DBS & Muhammad Rafeeq: Causes of the financial crisis fully explained

posted on Nov 22, 2007 03:27PM

Whats next. 2008 is an election year. 

The US fed rides to the rescue with large liquidity injections and lower interest rates. This time the inflation rather than going into mostly assets like housing and the stock market will be seen as rising prices in goods and services. Poof stagflation is born. As people see their purchasing power eroded they look to gold as an inflation hedge to protect themselves. 

The only alternative is the fed does not ride to the rescue and a deflationary depression is the result.

The fed given a choice between the 1920's and 1970's will choose the 1970's.

There is no limit to the amount of money the central banks can print and most are creating money in the 10% to 15% rate.

This is what misses says.

CRACK UP BOOM

This first stage of the inflationary process may last for many years. While it lasts, the prices of many goods and services are not yet adjusted to the altered money relation. There are still people in the country who have not yet become aware of the fact that they are confronted with a price revolution which will finally result in a considerable rise of all prices, although the extent of this rise will not be the same in the various commodities and services. These people still believe that prices one day will drop. Waiting for this day, they restrict their purchases and concomitantly increase their cash holdings. As long as such ideas are still held by public opinion, it is not yet too late for the government to abandon its inflationary policy.
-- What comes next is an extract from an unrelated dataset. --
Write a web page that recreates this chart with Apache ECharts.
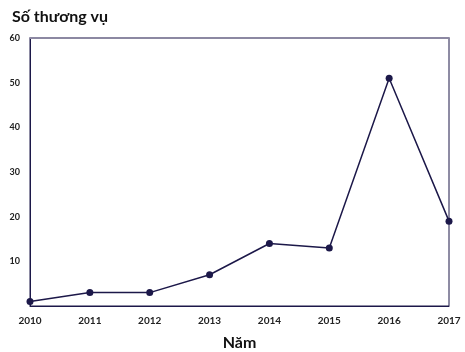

But then finally the masses wake up. They become suddenly aware of the fact that inflation is a deliberate policy and will go on endlessly. A breakdown occurs. The crack-up boom appears. Everybody is anxious to swap his money against "real" goods, no matter whether he needs them or not, no matter how much money he has to pay for them. Within a very short time, within a few weeks or even days, the things which were used as money are no longer used as media of exchange. They become scrap paper. Nobody wants to give away anything against them.

It was this that happened with the Continental currency in America in 1781, with the French mandats territoriaux in 1796, and with the German mark in 1923. It will happen again whenever the same conditions appear. If a thing has to be used as a medium of exchange, public opinion must not believe that the quantity of this thing will increase beyond all bounds. Inflation is a policy that cannot last.